Survivors receive their pay (one coin), as well as an additional coin for each mechanism card they managed to save. Active trick cards may also increase one’s pay, as could secret mission cards, which a player can play from his hand at the culmination of an explosion. Well, provided, of course, he survived.

A new bomb is then constructed, active trick cards are discarded, and dead goblins empty their bag of tricks. Those players then fill their hands back to four cards, while survivors carry-on with their current cards. This entire gory process continues until one player amasses 10 gold coins, which he uses to bribe his way out of the dungeon and into a brighter, more secure future.
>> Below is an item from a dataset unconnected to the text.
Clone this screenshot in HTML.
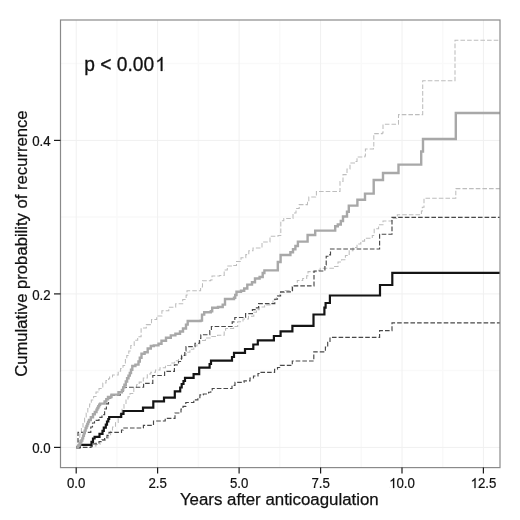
<!DOCTYPE html>
<html><head><meta charset="utf-8"><title>Cumulative probability of recurrence</title>
<style>
html,body{margin:0;padding:0;background:#fff;}
body{width:520px;height:520px;overflow:hidden;}
svg{display:block;will-change:transform;}
text{font-family:"Liberation Sans",sans-serif;fill:#111;stroke:#111;stroke-width:0.45px;}
.tl{font-size:13.25px;stroke-width:0.2px;}
.ax{font-size:16.85px;stroke-width:0.25px;}
.ay{font-size:16.65px;stroke-width:0.25px;}
.pv{font-size:19.2px;stroke-width:0.3px;}
</style></head>
<body>
<svg width="520" height="520" viewBox="0 0 520 520">
<defs><mask id="m1t" maskUnits="userSpaceOnUse" x="-100" y="-100" width="300" height="200"><rect x="-100" y="-100" width="300" height="200" fill="#fff"/><rect x="-12.63" y="-11.20" width="6.86" height="13.70" fill="#000"/></mask><mask id="m1p" maskUnits="userSpaceOnUse" x="-100" y="-100" width="300" height="200"><rect x="-100" y="-100" width="300" height="200" fill="#fff"/><rect x="70.25" y="-15.56" width="9.94" height="18.06" fill="#000"/></mask></defs>
<rect x="0" y="0" width="520" height="520" fill="#fff"/>
<g id="grid">
<line x1="116.9" y1="20.0" x2="116.9" y2="467.6" stroke="#f9f9f9" stroke-width="1.50"/>
<line x1="198.4" y1="20.0" x2="198.4" y2="467.6" stroke="#f9f9f9" stroke-width="1.50"/>
<line x1="279.8" y1="20.0" x2="279.8" y2="467.6" stroke="#f9f9f9" stroke-width="1.50"/>
<line x1="361.3" y1="20.0" x2="361.3" y2="467.6" stroke="#f9f9f9" stroke-width="1.50"/>
<line x1="442.7" y1="20.0" x2="442.7" y2="467.6" stroke="#f9f9f9" stroke-width="1.50"/>
<line x1="60.5" y1="370.6" x2="500.0" y2="370.6" stroke="#f9f9f9" stroke-width="1.50"/>
<line x1="60.5" y1="217.1" x2="500.0" y2="217.1" stroke="#f9f9f9" stroke-width="1.50"/>
<line x1="60.5" y1="63.6" x2="500.0" y2="63.6" stroke="#f9f9f9" stroke-width="1.50"/>
<line x1="76.2" y1="20.0" x2="76.2" y2="467.6" stroke="#f0f0f0" stroke-width="1.00"/>
<line x1="157.6" y1="20.0" x2="157.6" y2="467.6" stroke="#f0f0f0" stroke-width="1.00"/>
<line x1="239.1" y1="20.0" x2="239.1" y2="467.6" stroke="#f0f0f0" stroke-width="1.00"/>
<line x1="320.6" y1="20.0" x2="320.6" y2="467.6" stroke="#f0f0f0" stroke-width="1.00"/>
<line x1="402.0" y1="20.0" x2="402.0" y2="467.6" stroke="#f0f0f0" stroke-width="1.00"/>
<line x1="483.4" y1="20.0" x2="483.4" y2="467.6" stroke="#f0f0f0" stroke-width="1.00"/>
<line x1="60.5" y1="447.4" x2="500.0" y2="447.4" stroke="#f0f0f0" stroke-width="1.00"/>
<line x1="60.5" y1="293.9" x2="500.0" y2="293.9" stroke="#f0f0f0" stroke-width="1.00"/>
<line x1="60.5" y1="140.4" x2="500.0" y2="140.4" stroke="#f0f0f0" stroke-width="1.00"/>
</g>
<g id="curves">
<path d="M76.2 447.4H78.2V441.0H79.8V434.0H81.4V428.0H83.0V423.0H84.6V418.0H86.2V413.0H87.8V408.5H89.6V404.0H91.3V400.0H93.6V396.5H96.0V392.0H99.0V388.5H102.8V383.0H106.0V380.5H108.6V378.8H109.6V377.0H112.5V375.0H118.2V371.2H120.6V368.5H123.0V365.4H125.4V359.0H126.8V355.5H128.8V351.0H130.8V345.4H134.2V340.2H137.7V336.7H141.1V328.0H146.3V324.6H151.5V319.4H156.7V316.0H161.9V310.8H168.8V307.3H175.7V303.8H182.7V299.5H186.1V295.2H187.0V290.8H200.6V287.0H202.5V280.8H210.6V280.0H212.0V276.0H219.6V275.4H224.2V270.0H227.3V266.0H233.5V265.4H236.5V261.5H241.0V257.7H245.8V254.6H248.8V250.8H253.0V248.0H262.0V242.0H270.0V236.3H278.0V235.5H280.8V220.8H283.8V218.5H293.0V213.0H296.0V208.5H299.2V204.6H307.5V202.3H308.8V197.0H315.6V196.0H316.4V191.5H340.0V181.5H343.0V174.6H347.0V169.0H350.0V163.0H355.4V161.5H357.0V157.0H364.8V156.0H365.4V149.0H373.4V148.5H373.8V133.6H382.3V133.0H383.0V124.3H398.5V114.6H422.7V80.8H455.0V40.3H500.0" stroke="#bdbdbd" stroke-width="1.05" stroke-dasharray="4.6 2.05" fill="none"/>
<path d="M76.2 447.4H92.0V446.0H96.0V444.5H100.0V442.0H103.0V440.4H105.5V438.0H108.6V434.6H110.6V430.5H112.5V427.0H115.5V422.5H118.2V418.5H120.2V413.5H122.0V409.3H124.0V404.5H126.0V400.0H128.0V396.8H130.0V393.5H133.8V387.5H136.5V384.8H139.2V382.1H143.3V378.0H147.3V374.0H150.8V372.3H155.5V370.0H160.0V367.7H165.5V365.4H170.8V363.0H174.6V360.8H178.5V358.5H182.3V355.5H186.0V352.3H189.9V349.2H193.8V346.0H197.0V343.6H200.0V340.5H205.4V337.9H210.8V336.5H217.5V335.2H224.2V331.1H225.6V328.5H233.6V326.4H237.7V321.7H243.0V319.0H248.5V316.3H253.8V312.3H256.5V309.6H259.2V306.9H264.6V304.9H270.0V303.4H273.0V299.2H276.4V295.8H279.8V292.5H285.2V290.5H291.9V285.8H297.3V280.4H302.7V278.4H306.7V275.7H308.0V271.6H316.1V270.3H320.2V268.3H334.6V266.4H338.0V262.0H341.5V259.8H345.4V255.5H349.2V250.8H353.0V247.4H357.0V244.0H360.8V241.1H364.6V238.3H372.3V235.4H374.2V228.7H378.6V224.8H383.0V221.0H391.8V218.5H397.3V214.8H421.4V211.0H422.3V207.3H424.0V198.2H455.8V188.6H500.0" stroke="#bdbdbd" stroke-width="1.05" stroke-dasharray="4.6 2.05" fill="none"/>
<path d="M76.2 447.4H78.0V432.4H90.8V427.0H92.5V423.0H94.5V420.3H99.0V417.3H102.0V414.6H104.6V409.0H106.4V403.8H108.5V398.0H110.8V395.2H120.2V391.5H123.0V387.2H143.6V383.3H152.8V375.5H164.6V371.4H174.4V364.8H178.5V361.5H181.5V355.4H184.8V350.8H186.0V346.6H195.0V343.2H199.4V338.5H200.8V334.7H209.8V330.6H211.4V326.5H232.2V321.8H234.8V317.5H245.6V313.6H252.4V309.6H255.2V307.8H258.6V303.6H274.8V299.2H277.5V296.0H280.6V291.8H292.5V285.8H314.0V271.0H324.9V265.0H326.2V256.2H329.6V254.8H330.5V249.0H379.6V234.2H392.0V217.4H500.0" stroke="#484848" stroke-width="1.15" stroke-dasharray="4.6 2.05" fill="none"/>
<path d="M76.2 447.4H91.0V446.2H93.0V443.8H96.2V443.0H99.0V441.5H102.0V439.8H104.6V437.6H107.0V435.3H109.0V432.3H121.5V430.0H123.2V428.0H143.4V425.3H153.5V421.0H165.2V418.3H175.0V413.0H181.0V409.0H183.0V406.3H185.8V402.5H193.8V399.8H197.9V397.6H199.9V394.9H203.3V394.0H208.6V392.2H210.8V390.6H212.2V388.5H232.0V385.4H235.0V382.3H244.0V380.8H250.0V378.0H253.5V376.0H258.0V373.5H259.8V372.3H274.6V369.2H277.5V367.5H280.4V365.4H292.3V361.0H313.8V351.8H325.4V347.0H327.7V342.3H330.0V337.4H379.6V330.6H392.0V322.8H500.0" stroke="#484848" stroke-width="1.15" stroke-dasharray="4.6 2.05" fill="none"/>
<path d="M76.2 447.4H79.5V444.8H91.5V441.8H93.0V438.5H94.6V436.9H99.5V433.8H102.5V430.8H103.8V427.7H105.8V424.6H107.0V421.5H108.3V419.0H109.2V417.0H121.2V413.8H123.5V411.0H143.0V407.7H153.3V401.3H164.0V397.6H174.8V391.3H180.2V387.5H181.7V384.0H183.5V381.0H185.0V377.8H193.6V374.2H199.2V367.6H209.6V364.0H211.0V360.6H232.0V357.0H234.0V352.8H245.0V349.0H253.3V344.5H257.8V340.3H273.9V336.0H280.6V331.3H292.4V325.9H313.5V314.5H324.4V307.7H325.6V303.0H329.9V295.5H380.0V285.0H392.3V272.9H500.0" stroke="#141414" stroke-width="2.2" fill="none" stroke-linejoin="miter" stroke-linecap="butt"/>
<path d="M76.2 447.4H77.8V446.3H79.0V444.6H80.2V442.6H81.3V440.5H82.3V438.4H83.1V435.8H83.9V433.2H84.7V430.6H85.6V428.0H86.5V426.0H87.3V424.0H88.1V422.0H89.0V420.0H90.8V417.2H93.0V414.3H94.8V412.0H96.5V409.6H97.4V408.0H98.3V406.3H99.2V404.8H100.1V403.6H104.6V401.5H106.3V399.3H108.0V397.0H111.5V394.6H118.5V392.3H121.9V390.0H123.2V387.4H124.4V384.8H125.8V381.5H127.1V378.2H128.5V375.6H129.8V373.0H131.0V369.8H132.3V366.0H135.4V364.6H138.5V361.5H139.8V357.8H141.5V353.8H144.6V352.3H147.7V348.5H150.8V346.0H153.8V345.4H158.5V343.8H161.5V340.8H166.0V337.7H170.8V335.4H175.4V333.8H180.0V331.5H183.0V328.5H186.0V324.6H187.7V321.0H200.6V320.6H202.0V314.6H204.2V312.3H210.8V311.2H212.2V307.7H218.0V307.0H222.7V304.6H225.0V299.0H234.0V297.8H235.2V295.0H236.5V291.8H241.0V290.8H244.2V288.5H247.3V284.6H252.0V282.3H255.0V278.5H259.6V277.0H262.7V273.0H264.4V270.4H277.8V262.0H280.6V255.0H290.4V252.2H293.0V249.3H295.4V246.0H297.9V241.6H307.6V235.0H315.2V230.6H335.2V226.2H337.8V224.5H340.8V221.0H343.0V216.5H347.0V211.7H348.8V205.6H357.4V199.7H365.0V193.6H373.7V180.0H383.0V173.0H398.5V164.6H421.2V151.5H423.0V139.0H455.8V113.0H500.0" stroke="#a8a8a8" stroke-width="2.4" fill="none" stroke-linejoin="miter" stroke-linecap="butt"/>
</g>
<rect x="60.5" y="20.0" width="439.5" height="447.6" fill="none" stroke="#8a8a8a" stroke-width="1.2"/>
<g id="ticks">
<line x1="54" y1="447.4" x2="60.5" y2="447.4" stroke="#1a1a1a" stroke-width="1.2"/>
<line x1="54" y1="293.9" x2="60.5" y2="293.9" stroke="#1a1a1a" stroke-width="1.2"/>
<line x1="54" y1="140.4" x2="60.5" y2="140.4" stroke="#1a1a1a" stroke-width="1.2"/>
<line x1="76.2" y1="467.6" x2="76.2" y2="473.6" stroke="#1a1a1a" stroke-width="1.2"/>
<line x1="157.6" y1="467.6" x2="157.6" y2="473.6" stroke="#1a1a1a" stroke-width="1.2"/>
<line x1="239.1" y1="467.6" x2="239.1" y2="473.6" stroke="#1a1a1a" stroke-width="1.2"/>
<line x1="320.6" y1="467.6" x2="320.6" y2="473.6" stroke="#1a1a1a" stroke-width="1.2"/>
<line x1="402.0" y1="467.6" x2="402.0" y2="473.6" stroke="#1a1a1a" stroke-width="1.2"/>
<line x1="483.4" y1="467.6" x2="483.4" y2="473.6" stroke="#1a1a1a" stroke-width="1.2"/>
</g>
<g id="labels">
<text transform="translate(50.6,453.0) scale(1,1.105)" text-anchor="end" class="tl">0.0</text>
<text transform="translate(50.6,299.5) scale(1,1.105)" text-anchor="end" class="tl">0.2</text>
<text transform="translate(50.6,146.0) scale(1,1.105)" text-anchor="end" class="tl">0.4</text>
<text transform="translate(76.2,488.1) scale(1,1.105)" text-anchor="middle" class="tl">0.0</text>
<text transform="translate(157.6,488.1) scale(1,1.105)" text-anchor="middle" class="tl">2.5</text>
<text transform="translate(239.1,488.1) scale(1,1.105)" text-anchor="middle" class="tl">5.0</text>
<text transform="translate(320.6,488.1) scale(1,1.105)" text-anchor="middle" class="tl">7.5</text>
<text transform="translate(402.0,488.1) scale(1,1.105)" text-anchor="middle" class="tl" mask="url(#m1t)">10.0</text>
<g transform="translate(402.0,488.1) scale(1,1.105)"><path transform="translate(-12.740,0) scale(0.00647,-0.00619)" d="M763 0H583V1147Q518 1085 412.5 1023Q307 961 223 930V1104Q375 1175 489 1276Q603 1377 650 1472H763Z" fill="#111" stroke="#111" stroke-width="30.9"/></g>
<text transform="translate(483.4,488.1) scale(1,1.105)" text-anchor="middle" class="tl" mask="url(#m1t)">12.5</text>
<g transform="translate(483.4,488.1) scale(1,1.105)"><path transform="translate(-12.740,0) scale(0.00647,-0.00619)" d="M763 0H583V1147Q518 1085 412.5 1023Q307 961 223 930V1104Q375 1175 489 1276Q603 1377 650 1472H763Z" fill="#111" stroke="#111" stroke-width="30.9"/></g>
</g>
<text transform="translate(84.3,70.9) scale(1,1.05)" class="pv" mask="url(#m1p)">p &lt; 0.001</text>
<g transform="translate(84.3,70.9) scale(1,1.05)"><path transform="translate(70.980,0) scale(0.00937,-0.00897)" d="M763 0H583V1147Q518 1085 412.5 1023Q307 961 223 930V1104Q375 1175 489 1276Q603 1377 650 1472H763Z" fill="#111" stroke="#111" stroke-width="32.0"/></g>
<text x="279.3" y="504.8" text-anchor="middle" class="ax">Years after anticoagulation</text>
<text transform="translate(27.3,243.6) rotate(-90)" text-anchor="middle" class="ay">Cumulative probability of recurrence</text>
</svg>
</body></html>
In any game involving loads of cards with various effects, there is a lot of text that must be read. This tends to cause such games to drag. Further, there always seems to be conflicting situations which arise due to interaction of the cards. These must be discussed, the rules consulted (usually in vain), and a group decision rendered. I tend to get frustrated with all of this unexciting activity, as it truly detracts from the proceedings, which are clearly intended to move along at a fast pace.

While these problems do exist in Badaboom, they are not as prominent as they are in other card games of this ilk. Game play is generally quick, but with a few speed bumps and slow moments as players read their cards. I’m not sure we played the sequence of play as the designer intended, but it did work. Players can manipulate the proceedings a bit, but there is no escaping that the end result is pretty much out of your control. Also, it is common for players to have their “turns” skipped, as the bomb changes hands frequently, and can cause it to bypass one or more players. This same thing can occur in other games (Family Business comes to mind), and the affected players can grow frustrated.

Badaboom is certainly not a perfect game, and it doesn’t feel as though it has the same polish or development level as games from some larger publishers. Still, it is fun to play, and there is quite a bit of laughter and groans when the bomb explodes and the resulting carnage is assessed. While a bit long to be considered a true filler, the game does fill a nice spot when folks are looking for something light between heavier games. This is one bomb I certainly don’t mind tinkering with.